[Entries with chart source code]
================================

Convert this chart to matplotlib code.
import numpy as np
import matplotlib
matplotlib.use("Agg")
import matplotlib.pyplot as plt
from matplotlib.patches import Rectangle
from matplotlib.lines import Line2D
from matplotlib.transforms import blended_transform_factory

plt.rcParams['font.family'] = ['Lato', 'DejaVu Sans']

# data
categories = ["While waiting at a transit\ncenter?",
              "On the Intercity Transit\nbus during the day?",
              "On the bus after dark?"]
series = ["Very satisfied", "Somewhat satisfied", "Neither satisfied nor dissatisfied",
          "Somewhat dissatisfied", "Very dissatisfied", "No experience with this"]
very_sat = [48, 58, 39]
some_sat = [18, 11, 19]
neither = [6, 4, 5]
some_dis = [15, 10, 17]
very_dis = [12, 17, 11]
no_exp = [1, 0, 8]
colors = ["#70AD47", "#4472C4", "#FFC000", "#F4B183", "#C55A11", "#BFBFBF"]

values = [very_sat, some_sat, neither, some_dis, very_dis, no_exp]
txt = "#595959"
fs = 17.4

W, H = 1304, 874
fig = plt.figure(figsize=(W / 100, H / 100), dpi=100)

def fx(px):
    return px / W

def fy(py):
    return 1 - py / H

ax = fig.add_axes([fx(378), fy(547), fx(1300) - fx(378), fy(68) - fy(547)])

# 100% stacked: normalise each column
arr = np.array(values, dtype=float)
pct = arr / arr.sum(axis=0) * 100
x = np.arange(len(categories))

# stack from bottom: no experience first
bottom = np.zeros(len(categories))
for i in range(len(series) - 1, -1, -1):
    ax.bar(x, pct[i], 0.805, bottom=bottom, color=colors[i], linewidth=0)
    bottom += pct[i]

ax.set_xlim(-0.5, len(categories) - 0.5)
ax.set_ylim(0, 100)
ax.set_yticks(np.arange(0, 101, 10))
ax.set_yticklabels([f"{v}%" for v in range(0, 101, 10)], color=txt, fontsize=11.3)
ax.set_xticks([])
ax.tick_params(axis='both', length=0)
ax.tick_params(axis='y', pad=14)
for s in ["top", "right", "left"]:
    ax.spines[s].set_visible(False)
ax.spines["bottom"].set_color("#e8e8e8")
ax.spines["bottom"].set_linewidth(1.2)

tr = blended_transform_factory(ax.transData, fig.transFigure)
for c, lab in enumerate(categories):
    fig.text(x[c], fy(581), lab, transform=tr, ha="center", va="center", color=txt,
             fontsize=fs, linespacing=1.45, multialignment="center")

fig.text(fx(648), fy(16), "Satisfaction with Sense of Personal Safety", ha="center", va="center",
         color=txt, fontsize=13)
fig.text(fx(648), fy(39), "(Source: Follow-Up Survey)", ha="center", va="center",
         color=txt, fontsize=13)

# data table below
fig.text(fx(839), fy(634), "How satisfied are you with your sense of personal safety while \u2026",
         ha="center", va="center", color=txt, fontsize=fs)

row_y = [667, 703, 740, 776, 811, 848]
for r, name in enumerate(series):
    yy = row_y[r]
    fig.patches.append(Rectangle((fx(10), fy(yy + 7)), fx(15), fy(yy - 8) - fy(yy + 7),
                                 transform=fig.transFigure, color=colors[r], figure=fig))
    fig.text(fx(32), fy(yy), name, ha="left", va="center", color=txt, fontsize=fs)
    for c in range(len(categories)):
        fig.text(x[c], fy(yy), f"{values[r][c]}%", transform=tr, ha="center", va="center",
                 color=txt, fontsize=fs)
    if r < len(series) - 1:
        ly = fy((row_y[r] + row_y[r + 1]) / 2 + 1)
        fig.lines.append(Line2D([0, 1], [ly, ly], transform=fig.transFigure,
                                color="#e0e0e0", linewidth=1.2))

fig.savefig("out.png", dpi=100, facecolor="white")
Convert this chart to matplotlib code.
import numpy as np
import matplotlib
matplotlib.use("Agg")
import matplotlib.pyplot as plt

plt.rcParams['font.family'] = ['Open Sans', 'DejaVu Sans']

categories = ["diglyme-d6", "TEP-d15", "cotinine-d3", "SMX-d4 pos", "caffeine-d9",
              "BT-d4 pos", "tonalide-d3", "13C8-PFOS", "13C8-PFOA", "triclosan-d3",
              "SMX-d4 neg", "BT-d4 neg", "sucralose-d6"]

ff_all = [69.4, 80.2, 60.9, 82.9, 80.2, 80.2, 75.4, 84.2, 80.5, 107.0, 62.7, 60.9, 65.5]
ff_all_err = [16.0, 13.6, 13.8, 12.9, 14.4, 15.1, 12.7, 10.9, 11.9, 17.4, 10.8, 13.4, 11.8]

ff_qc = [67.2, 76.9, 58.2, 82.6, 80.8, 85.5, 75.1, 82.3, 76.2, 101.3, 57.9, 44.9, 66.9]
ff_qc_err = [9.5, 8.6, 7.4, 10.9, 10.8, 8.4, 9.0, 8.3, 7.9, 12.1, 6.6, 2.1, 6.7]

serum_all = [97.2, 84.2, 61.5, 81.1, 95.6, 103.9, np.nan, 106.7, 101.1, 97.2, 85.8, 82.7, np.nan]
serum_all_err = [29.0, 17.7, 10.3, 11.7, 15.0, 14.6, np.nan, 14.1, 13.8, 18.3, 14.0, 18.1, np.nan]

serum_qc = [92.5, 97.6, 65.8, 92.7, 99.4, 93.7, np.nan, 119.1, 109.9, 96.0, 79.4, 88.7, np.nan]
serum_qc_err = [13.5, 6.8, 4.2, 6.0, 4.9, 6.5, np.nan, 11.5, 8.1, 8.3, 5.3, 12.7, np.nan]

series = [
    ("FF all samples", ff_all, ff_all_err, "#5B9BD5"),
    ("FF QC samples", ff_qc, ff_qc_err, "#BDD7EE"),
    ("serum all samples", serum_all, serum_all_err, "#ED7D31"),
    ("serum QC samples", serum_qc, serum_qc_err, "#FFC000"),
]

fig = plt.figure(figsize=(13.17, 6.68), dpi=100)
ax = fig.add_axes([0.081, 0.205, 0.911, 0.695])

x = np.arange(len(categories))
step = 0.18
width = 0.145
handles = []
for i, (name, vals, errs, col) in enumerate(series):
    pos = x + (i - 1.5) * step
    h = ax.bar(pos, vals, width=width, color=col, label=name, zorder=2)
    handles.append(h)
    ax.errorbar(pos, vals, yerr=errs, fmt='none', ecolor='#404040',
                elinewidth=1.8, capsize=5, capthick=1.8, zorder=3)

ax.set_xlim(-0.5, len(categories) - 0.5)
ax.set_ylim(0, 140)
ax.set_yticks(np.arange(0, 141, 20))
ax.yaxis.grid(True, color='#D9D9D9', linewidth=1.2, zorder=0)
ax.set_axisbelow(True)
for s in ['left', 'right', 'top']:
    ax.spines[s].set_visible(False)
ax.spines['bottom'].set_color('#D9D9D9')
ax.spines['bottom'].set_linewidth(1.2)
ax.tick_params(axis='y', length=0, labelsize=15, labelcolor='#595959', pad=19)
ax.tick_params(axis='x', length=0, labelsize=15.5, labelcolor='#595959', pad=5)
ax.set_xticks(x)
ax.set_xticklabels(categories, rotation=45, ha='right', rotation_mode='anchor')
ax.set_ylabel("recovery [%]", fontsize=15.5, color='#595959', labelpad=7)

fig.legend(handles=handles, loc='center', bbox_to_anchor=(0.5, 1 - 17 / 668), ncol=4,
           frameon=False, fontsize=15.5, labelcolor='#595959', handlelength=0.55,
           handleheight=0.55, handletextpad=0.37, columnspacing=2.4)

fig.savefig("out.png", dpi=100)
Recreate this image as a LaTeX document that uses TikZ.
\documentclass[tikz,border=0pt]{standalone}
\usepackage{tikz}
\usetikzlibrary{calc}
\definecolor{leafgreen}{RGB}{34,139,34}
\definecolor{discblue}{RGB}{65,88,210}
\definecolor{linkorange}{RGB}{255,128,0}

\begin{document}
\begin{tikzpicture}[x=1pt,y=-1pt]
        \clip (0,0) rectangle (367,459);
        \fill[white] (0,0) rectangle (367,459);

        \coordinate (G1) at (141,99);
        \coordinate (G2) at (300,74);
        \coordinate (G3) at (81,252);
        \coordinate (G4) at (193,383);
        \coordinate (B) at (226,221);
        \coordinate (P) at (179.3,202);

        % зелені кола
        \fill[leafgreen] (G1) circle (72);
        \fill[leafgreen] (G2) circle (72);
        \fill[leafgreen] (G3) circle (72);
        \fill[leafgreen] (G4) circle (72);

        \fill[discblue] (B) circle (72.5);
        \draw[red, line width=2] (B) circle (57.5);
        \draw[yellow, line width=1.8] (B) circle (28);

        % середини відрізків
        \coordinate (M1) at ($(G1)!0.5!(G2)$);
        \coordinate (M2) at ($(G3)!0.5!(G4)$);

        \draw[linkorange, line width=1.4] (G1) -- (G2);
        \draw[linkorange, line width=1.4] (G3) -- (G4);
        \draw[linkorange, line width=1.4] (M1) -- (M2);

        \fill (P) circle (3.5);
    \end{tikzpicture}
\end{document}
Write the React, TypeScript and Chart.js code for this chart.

================================

WHAT YOU SHOULD DO
Starting with the line that contains "Recreate this image", repeat each line through the last one exactly as it appears. Include both ends and nothing more.

THE COMPLETED TASK
Recreate this image as a LaTeX document that uses TikZ.
\documentclass[tikz,border=0pt]{standalone}
\usepackage{tikz}
\usetikzlibrary{calc}
\definecolor{leafgreen}{RGB}{34,139,34}
\definecolor{discblue}{RGB}{65,88,210}
\definecolor{linkorange}{RGB}{255,128,0}

\begin{document}
\begin{tikzpicture}[x=1pt,y=-1pt]
        \clip (0,0) rectangle (367,459);
        \fill[white] (0,0) rectangle (367,459);

        \coordinate (G1) at (141,99);
        \coordinate (G2) at (300,74);
        \coordinate (G3) at (81,252);
        \coordinate (G4) at (193,383);
        \coordinate (B) at (226,221);
        \coordinate (P) at (179.3,202);

        % зелені кола
        \fill[leafgreen] (G1) circle (72);
        \fill[leafgreen] (G2) circle (72);
        \fill[leafgreen] (G3) circle (72);
        \fill[leafgreen] (G4) circle (72);

        \fill[discblue] (B) circle (72.5);
        \draw[red, line width=2] (B) circle (57.5);
        \draw[yellow, line width=1.8] (B) circle (28);

        % середини відрізків
        \coordinate (M1) at ($(G1)!0.5!(G2)$);
        \coordinate (M2) at ($(G3)!0.5!(G4)$);

        \draw[linkorange, line width=1.4] (G1) -- (G2);
        \draw[linkorange, line width=1.4] (G3) -- (G4);
        \draw[linkorange, line width=1.4] (M1) -- (M2);

        \fill (P) circle (3.5);
    \end{tikzpicture}
\end{document}
Write the React, TypeScript and Chart.js code for this chart.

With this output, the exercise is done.